(Plotting code records)
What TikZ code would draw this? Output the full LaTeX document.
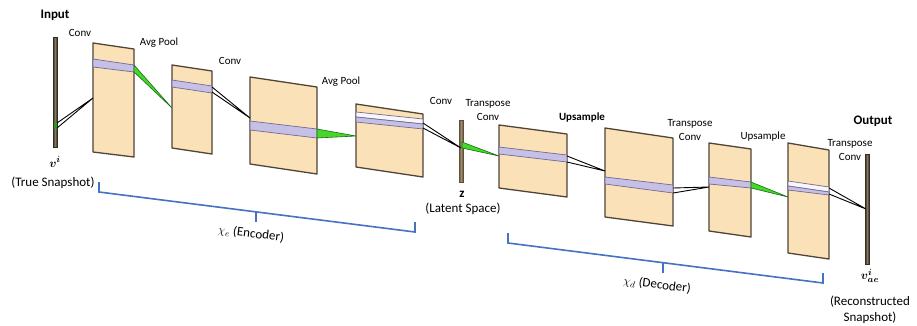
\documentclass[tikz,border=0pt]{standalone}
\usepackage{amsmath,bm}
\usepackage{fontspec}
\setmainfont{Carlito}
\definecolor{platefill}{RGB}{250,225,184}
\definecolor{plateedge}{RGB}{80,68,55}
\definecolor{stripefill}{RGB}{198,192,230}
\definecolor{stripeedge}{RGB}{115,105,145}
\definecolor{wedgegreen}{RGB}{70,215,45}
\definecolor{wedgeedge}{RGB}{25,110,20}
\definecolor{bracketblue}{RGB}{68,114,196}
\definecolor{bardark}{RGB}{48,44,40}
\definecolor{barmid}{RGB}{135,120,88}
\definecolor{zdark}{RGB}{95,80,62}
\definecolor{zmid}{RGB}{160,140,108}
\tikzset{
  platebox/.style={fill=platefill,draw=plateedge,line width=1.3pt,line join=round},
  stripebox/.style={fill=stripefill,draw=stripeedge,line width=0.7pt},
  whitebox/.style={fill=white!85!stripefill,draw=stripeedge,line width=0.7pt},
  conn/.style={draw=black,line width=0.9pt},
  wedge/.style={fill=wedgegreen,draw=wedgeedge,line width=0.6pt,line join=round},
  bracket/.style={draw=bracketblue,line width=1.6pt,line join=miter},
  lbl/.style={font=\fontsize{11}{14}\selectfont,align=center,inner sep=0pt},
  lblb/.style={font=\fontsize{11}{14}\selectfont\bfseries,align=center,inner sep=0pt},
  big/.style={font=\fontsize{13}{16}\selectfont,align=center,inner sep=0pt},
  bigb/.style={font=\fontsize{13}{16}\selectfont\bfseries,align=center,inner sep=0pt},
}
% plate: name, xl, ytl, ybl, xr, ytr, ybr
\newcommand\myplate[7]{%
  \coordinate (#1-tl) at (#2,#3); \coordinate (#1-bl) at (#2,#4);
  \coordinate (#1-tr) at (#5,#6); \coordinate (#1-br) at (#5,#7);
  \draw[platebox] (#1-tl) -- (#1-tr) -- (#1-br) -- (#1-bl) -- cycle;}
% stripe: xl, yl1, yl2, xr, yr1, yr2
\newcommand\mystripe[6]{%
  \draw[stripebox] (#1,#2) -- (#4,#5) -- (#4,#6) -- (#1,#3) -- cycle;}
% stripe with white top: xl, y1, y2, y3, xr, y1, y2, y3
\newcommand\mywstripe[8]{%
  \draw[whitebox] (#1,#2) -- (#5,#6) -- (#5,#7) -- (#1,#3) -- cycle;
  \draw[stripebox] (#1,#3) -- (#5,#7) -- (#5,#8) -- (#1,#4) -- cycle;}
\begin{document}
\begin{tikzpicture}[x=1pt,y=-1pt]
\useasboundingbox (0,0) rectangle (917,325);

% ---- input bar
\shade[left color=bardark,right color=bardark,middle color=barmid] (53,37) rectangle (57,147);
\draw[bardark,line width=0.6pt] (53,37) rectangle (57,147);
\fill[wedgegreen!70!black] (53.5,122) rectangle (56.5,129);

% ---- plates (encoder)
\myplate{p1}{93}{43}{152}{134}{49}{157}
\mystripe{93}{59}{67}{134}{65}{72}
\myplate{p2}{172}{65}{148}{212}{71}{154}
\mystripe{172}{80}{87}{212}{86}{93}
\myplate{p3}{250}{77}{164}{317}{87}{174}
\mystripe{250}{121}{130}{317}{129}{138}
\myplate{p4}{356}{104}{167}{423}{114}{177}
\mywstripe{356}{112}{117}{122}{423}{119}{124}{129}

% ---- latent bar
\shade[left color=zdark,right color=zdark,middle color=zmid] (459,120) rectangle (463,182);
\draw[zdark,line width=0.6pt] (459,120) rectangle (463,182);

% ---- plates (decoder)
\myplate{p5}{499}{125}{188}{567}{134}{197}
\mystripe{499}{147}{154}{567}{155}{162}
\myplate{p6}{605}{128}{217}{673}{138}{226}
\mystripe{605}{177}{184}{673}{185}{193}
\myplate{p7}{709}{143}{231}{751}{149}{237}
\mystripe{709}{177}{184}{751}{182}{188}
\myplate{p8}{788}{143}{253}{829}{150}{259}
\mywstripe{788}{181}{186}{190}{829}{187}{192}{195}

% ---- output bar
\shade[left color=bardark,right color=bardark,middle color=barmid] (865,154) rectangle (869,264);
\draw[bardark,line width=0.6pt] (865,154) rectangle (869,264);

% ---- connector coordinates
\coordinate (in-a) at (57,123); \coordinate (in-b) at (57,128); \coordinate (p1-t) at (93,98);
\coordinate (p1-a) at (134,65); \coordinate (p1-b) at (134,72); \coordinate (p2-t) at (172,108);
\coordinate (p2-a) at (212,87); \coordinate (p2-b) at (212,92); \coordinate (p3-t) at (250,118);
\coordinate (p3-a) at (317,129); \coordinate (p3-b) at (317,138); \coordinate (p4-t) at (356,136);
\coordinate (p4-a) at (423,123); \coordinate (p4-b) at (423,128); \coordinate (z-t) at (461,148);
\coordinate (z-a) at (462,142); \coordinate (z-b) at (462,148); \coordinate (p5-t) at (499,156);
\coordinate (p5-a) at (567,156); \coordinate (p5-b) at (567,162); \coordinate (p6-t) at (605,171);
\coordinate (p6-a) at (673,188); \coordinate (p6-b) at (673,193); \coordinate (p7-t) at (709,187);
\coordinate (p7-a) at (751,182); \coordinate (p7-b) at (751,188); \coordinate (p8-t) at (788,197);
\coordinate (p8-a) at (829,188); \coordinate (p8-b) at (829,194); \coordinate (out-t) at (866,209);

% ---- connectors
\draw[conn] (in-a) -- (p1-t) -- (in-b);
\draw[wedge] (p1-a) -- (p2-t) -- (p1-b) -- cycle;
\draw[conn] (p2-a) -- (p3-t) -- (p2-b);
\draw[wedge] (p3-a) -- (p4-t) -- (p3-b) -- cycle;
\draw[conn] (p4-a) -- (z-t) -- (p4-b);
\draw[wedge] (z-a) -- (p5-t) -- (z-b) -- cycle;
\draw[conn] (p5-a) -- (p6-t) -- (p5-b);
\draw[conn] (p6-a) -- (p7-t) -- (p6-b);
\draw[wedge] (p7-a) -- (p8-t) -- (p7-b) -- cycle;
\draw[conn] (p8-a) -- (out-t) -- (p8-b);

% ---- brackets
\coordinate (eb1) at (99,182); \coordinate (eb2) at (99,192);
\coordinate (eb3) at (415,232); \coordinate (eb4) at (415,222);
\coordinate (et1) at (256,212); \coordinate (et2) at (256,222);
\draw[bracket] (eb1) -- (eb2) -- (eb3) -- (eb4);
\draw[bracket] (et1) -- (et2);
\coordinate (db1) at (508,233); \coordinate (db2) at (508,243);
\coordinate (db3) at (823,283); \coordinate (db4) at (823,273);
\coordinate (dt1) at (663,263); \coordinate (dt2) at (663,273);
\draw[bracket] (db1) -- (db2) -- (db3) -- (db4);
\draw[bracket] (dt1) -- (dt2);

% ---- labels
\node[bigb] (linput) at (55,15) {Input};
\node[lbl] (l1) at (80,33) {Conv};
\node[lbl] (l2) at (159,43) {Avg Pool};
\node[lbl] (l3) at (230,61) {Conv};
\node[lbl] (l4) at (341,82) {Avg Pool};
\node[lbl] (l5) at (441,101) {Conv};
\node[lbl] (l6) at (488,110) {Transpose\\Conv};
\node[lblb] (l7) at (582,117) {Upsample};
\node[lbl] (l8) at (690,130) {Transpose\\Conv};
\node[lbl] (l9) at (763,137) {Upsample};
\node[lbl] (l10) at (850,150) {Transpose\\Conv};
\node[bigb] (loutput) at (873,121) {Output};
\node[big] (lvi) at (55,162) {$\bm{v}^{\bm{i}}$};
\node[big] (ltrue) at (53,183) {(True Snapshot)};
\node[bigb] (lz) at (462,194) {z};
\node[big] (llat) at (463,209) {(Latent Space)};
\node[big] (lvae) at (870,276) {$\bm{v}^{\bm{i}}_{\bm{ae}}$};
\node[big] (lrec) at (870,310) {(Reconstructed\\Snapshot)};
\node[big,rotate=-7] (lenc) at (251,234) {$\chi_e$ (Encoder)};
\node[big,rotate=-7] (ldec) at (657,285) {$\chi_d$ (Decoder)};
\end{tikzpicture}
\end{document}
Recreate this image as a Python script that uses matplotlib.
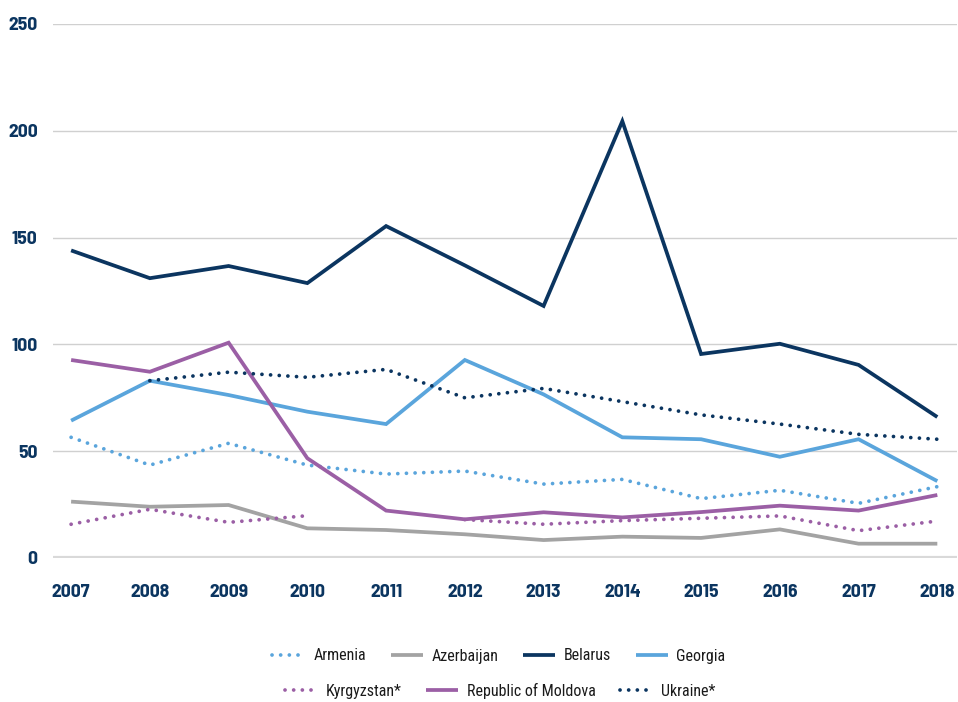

## Set task
Where a line in the material above holds "this", copy that line.

## Complete answer
What TikZ code would draw this? Output the full LaTeX document.
Recreate this image as a Python script that uses matplotlib.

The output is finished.